> **Requirements**
Without the pictures, output the lines of the material from the very first through the one that holds "var pattern = checker();".

> **Stored data**
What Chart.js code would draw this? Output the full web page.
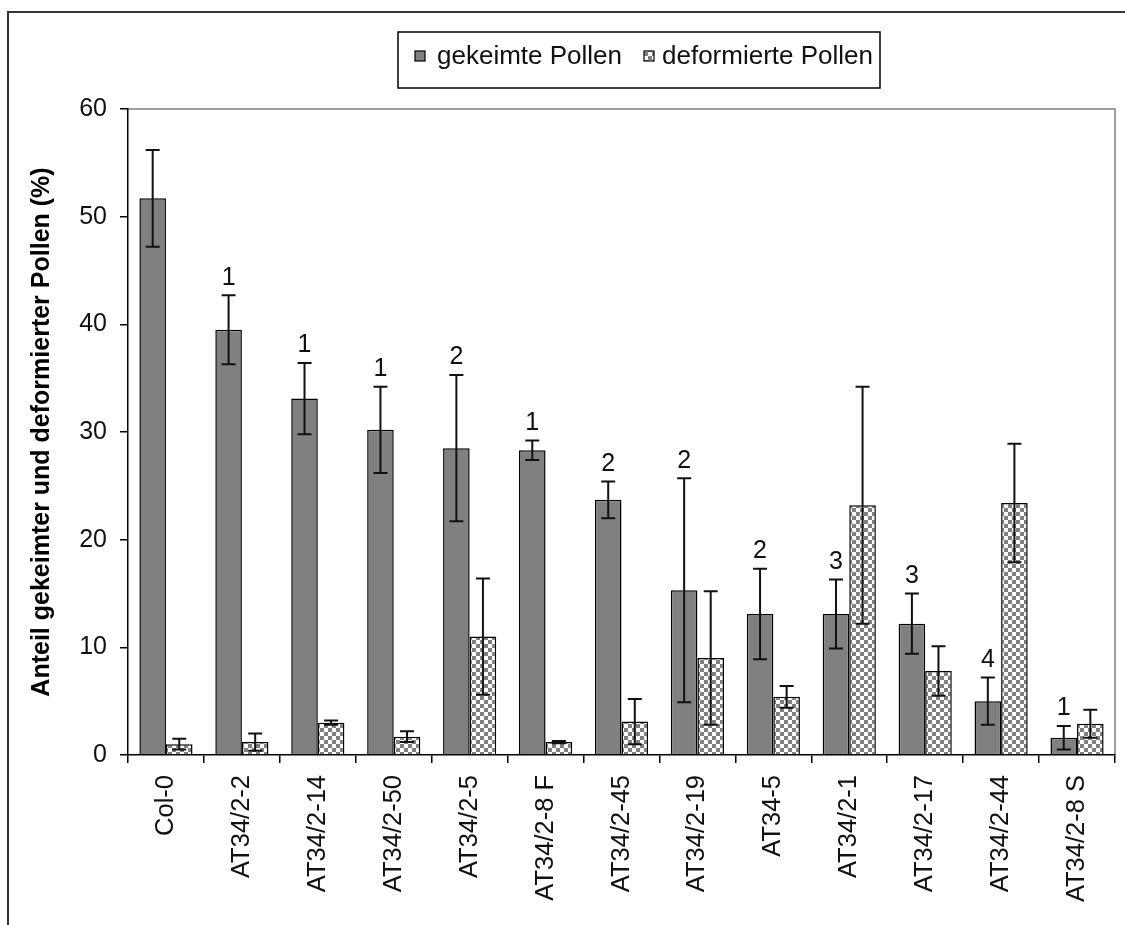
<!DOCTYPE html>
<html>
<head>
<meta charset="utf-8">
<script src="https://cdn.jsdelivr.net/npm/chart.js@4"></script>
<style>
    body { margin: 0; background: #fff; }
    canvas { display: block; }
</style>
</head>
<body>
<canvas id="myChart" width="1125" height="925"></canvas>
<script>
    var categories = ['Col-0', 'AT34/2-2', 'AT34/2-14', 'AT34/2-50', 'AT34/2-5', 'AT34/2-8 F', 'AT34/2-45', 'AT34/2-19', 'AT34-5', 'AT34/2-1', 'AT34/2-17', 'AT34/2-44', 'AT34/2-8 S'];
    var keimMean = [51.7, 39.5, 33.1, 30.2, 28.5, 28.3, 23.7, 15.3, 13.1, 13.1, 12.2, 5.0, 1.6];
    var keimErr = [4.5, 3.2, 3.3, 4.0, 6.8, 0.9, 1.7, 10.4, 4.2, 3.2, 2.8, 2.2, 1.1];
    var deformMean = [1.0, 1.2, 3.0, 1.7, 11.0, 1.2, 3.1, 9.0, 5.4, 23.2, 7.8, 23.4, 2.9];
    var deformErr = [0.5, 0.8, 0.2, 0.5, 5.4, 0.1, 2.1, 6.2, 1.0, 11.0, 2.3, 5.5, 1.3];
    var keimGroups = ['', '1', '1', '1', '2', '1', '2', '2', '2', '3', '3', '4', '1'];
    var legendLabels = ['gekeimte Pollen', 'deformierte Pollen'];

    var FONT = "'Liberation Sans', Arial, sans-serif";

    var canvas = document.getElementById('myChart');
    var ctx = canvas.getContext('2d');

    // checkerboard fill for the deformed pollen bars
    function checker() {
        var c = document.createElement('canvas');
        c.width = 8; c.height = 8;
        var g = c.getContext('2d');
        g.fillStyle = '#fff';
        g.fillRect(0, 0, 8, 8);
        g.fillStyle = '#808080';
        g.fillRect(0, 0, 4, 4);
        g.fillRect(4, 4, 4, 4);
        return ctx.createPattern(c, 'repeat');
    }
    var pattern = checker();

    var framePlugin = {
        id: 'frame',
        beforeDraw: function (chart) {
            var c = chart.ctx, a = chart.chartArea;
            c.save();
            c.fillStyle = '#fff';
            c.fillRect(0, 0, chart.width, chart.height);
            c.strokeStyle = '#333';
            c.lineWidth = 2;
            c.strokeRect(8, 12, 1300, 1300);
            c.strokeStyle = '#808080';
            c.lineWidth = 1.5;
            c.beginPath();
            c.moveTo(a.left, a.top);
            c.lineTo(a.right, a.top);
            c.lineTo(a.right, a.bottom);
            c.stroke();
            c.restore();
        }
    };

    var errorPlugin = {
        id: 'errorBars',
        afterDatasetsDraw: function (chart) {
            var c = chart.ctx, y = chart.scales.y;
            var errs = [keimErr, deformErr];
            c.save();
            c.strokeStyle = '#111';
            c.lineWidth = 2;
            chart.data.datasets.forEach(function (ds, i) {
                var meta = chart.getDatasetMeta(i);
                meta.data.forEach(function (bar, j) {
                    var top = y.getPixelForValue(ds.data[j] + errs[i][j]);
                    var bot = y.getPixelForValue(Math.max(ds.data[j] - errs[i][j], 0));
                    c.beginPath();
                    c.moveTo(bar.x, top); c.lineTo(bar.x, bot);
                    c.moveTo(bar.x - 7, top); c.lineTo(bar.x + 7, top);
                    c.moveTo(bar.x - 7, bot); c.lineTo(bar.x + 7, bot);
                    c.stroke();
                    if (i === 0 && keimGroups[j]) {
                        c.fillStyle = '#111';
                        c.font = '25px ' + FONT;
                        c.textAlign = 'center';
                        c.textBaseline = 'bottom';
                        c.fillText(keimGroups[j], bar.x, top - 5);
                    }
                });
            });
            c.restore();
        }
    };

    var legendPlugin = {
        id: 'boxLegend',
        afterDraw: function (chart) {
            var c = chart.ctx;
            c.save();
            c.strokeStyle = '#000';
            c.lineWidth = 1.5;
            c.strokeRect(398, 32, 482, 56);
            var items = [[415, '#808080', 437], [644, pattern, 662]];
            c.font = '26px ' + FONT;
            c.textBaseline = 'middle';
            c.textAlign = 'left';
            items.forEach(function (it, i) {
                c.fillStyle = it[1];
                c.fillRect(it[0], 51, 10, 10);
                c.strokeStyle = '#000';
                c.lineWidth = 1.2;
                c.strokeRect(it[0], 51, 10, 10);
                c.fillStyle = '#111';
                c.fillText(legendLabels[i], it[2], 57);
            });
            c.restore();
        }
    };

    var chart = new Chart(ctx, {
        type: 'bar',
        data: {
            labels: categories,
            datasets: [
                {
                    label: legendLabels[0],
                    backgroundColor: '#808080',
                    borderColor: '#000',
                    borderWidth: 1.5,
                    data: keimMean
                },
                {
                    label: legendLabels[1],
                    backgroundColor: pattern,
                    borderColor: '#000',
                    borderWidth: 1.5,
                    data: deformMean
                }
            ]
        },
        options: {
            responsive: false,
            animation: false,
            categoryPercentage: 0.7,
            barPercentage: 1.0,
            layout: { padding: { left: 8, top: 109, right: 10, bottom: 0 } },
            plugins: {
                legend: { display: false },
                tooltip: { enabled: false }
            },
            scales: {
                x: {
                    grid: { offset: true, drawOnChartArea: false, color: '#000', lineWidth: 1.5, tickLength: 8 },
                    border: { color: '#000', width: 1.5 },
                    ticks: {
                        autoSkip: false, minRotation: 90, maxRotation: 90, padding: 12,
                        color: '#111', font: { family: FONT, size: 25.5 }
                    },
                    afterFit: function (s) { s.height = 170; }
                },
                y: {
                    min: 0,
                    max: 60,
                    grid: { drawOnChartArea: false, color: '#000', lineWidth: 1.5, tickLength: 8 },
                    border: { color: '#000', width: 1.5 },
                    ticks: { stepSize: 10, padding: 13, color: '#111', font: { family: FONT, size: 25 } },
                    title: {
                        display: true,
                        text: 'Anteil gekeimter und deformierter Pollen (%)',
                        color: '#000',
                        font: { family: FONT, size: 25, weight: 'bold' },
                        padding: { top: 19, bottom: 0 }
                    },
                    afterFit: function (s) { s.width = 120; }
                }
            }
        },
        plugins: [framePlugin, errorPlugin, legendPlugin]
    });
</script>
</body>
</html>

> **Problem solution**
What Chart.js code would draw this? Output the full web page.
<!DOCTYPE html>
<html>
<head>
<meta charset="utf-8">
<script src="https://cdn.jsdelivr.net/npm/chart.js@4"></script>
<style>
    body { margin: 0; background: #fff; }
    canvas { display: block; }
</style>
</head>
<body>
<canvas id="myChart" width="1125" height="925"></canvas>
<script>
    var categories = ['Col-0', 'AT34/2-2', 'AT34/2-14', 'AT34/2-50', 'AT34/2-5', 'AT34/2-8 F', 'AT34/2-45', 'AT34/2-19', 'AT34-5', 'AT34/2-1', 'AT34/2-17', 'AT34/2-44', 'AT34/2-8 S'];
    var keimMean = [51.7, 39.5, 33.1, 30.2, 28.5, 28.3, 23.7, 15.3, 13.1, 13.1, 12.2, 5.0, 1.6];
    var keimErr = [4.5, 3.2, 3.3, 4.0, 6.8, 0.9, 1.7, 10.4, 4.2, 3.2, 2.8, 2.2, 1.1];
    var deformMean = [1.0, 1.2, 3.0, 1.7, 11.0, 1.2, 3.1, 9.0, 5.4, 23.2, 7.8, 23.4, 2.9];
    var deformErr = [0.5, 0.8, 0.2, 0.5, 5.4, 0.1, 2.1, 6.2, 1.0, 11.0, 2.3, 5.5, 1.3];
    var keimGroups = ['', '1', '1', '1', '2', '1', '2', '2', '2', '3', '3', '4', '1'];
    var legendLabels = ['gekeimte Pollen', 'deformierte Pollen'];

    var FONT = "'Liberation Sans', Arial, sans-serif";

    var canvas = document.getElementById('myChart');
    var ctx = canvas.getContext('2d');

    // checkerboard fill for the deformed pollen bars
    function checker() {
        var c = document.createElement('canvas');
        c.width = 8; c.height = 8;
        var g = c.getContext('2d');
        g.fillStyle = '#fff';
        g.fillRect(0, 0, 8, 8);
        g.fillStyle = '#808080';
        g.fillRect(0, 0, 4, 4);
        g.fillRect(4, 4, 4, 4);
        return ctx.createPattern(c, 'repeat');
    }
    var pattern = checker();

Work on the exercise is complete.